07.19.2010 0

Obama Lawyers Pursue Electronic Card Check as Alternative to Legislation

By Kevin Mooney — After losing out on “card check” legislation, the Obama Administration is now working aggressively through administrative channels to unravel secret ballot safeguards at the direction of organized labor. The key player here is the National Labor Relations Board (NLRB), which sent out an official request for electronic voting services in June that could be used in union organizing elections.

Under the card check scheme included as part of the Employee Free Choice Act (EFCA), the (NLRB) would be required to certify a union without a secret ballot election once labor representatives obtained signatures from 51 percent of a company’s workforce. In practice, this means workers would no longer have the opportunity to debate the merits of a particular union and to cast their votes in private. Moreover, union bosses would be in control of the cards and would know who signed for and against representation.

Thanks to a well-coordinated and aggressive communications campaign organized through free market organizations, the public became privy to the anti-democratic features of card check before it could advance through Congress. Polls have consistently shown that over 50 percent of Americans surveyed oppose efforts to replace the use of secret ballots in unionization elections. Moreover, several Democratic Senators, most notably Blanche Lincoln of Arkansas have signaled their opposition to the bill.

Unfortunately, the public’s elected representatives may not have the final say where labor policy is concerned. Craig Becker, a recess appointee to the NLRB with strong ties to organized labor, has made it clear that he favors taking administrative action without congressional approval.

Brett McMahon, a representative with Associated Builders and Contractors (ABC) who is also vice president of Miller & Long, a Maryland-based concrete construction company, suspects that Team Obama is now “going for broke” on behalf of their union benefactors. Electronic voting devices could be used to compromise anonymity and open the way for coercive techniques.

“You have to be very careful with election records because it means there’s a time and date and it’s possible that you could match who a person is with their vote,” he warned. “We also don’t know how e-voting is going to be monitored. The NLRB could just spring these electronic devices for use in elections without any safeguards.”

In a letter addressed to NLRB members, the National Right to Work Legal Defense Foundation argued that the board could not field enough agents to properly monitor electronic voting. Moreover, union organizers would be free to pressure workers into voting on Blackberries, laptops and notebooks in full view without privacy, the letter suggested.

“There isn’t much difference going door to door with the card you want workers to sign and going door to door with a PDA or a lap top and getting them to submit that way – it’s difficult to determine what the contours of an electronic voting scheme would look like in this stage, it looks like the NLRB is just putting out feelers,” Will Collins, deputy communications director with NRTW, said. “It’s very easy to imagine, how a remote voting scheme that relies on portable electronics can be abused particularly in an era everyone is walking around with cell phones and lap tops that connect to the internet immediately.

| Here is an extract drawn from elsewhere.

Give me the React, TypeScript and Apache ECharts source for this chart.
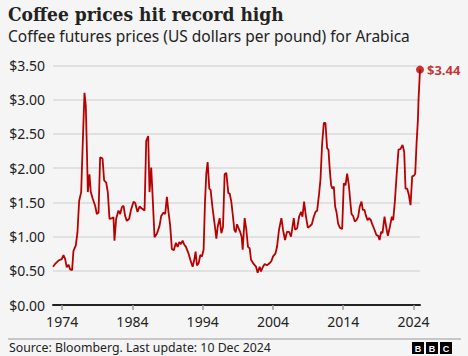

That’s why we are very opposed to the idea of remote voting when it comes to unionization elections. Ideally they should all be conducted with a secret ballot.”

The board itself has in the past acknowledged certain defects with voting techniques that take place beyond orbit of a secret ballot. This history was discussed in the NRTW Legal Defense Foundation’s letter as follows:

“All forms of remote electronic or mail voting have the same defects as the card-check process that Congress has declined to adopt by rejecting the misleadingly named “Employee Free Choice Act” (EFCA), defects which the Board itself recognized in Dana Corp.: “unlike votes cast in privacy by secret Board election ballots, [remote votes could be] public actions, susceptible to group pressure exerted at the moment of choice”; (2) “union [remote voting] solicitation campaigns [could be] accompanied by misinformation or a lack of information about employees’ representational options”; (3) “a Board election presents a clear picture of employee voter preference at a single moment,” while remote voting would “take place over a protracted period of time” during which “employees can and do change their minds about union representation”; and, (4) “the Board will invalidate elections affected by improper electioneering tactics, and an employee’s expression of choice is exercised by casting a ballot in private,” but there “are no guarantees of comparable safeguards in [a remote voting] process,” during which Board agents would not be present to see that coercion, intimidation, or misrepresentation has occurred and ballots would not necessarily be cast in private. By permitting mail balloting only “where circumstances tend to make it difficult for eligible employees to vote in a manual election or where a manual election, though possible, is impractical or not easily done,” the Board’s Casehandling Manual, § 11301.2, implicitly acknowledges that mail balloting is less reliable than secret balloting at polling places monitored by Board agents and the parties’ observers.”

After spending millions of dollars to help elect a Democratic president and Congress, labor bosses have received very little legislative return on their investments. The idea now is to force through anti-democratic measures using anti-democratic means.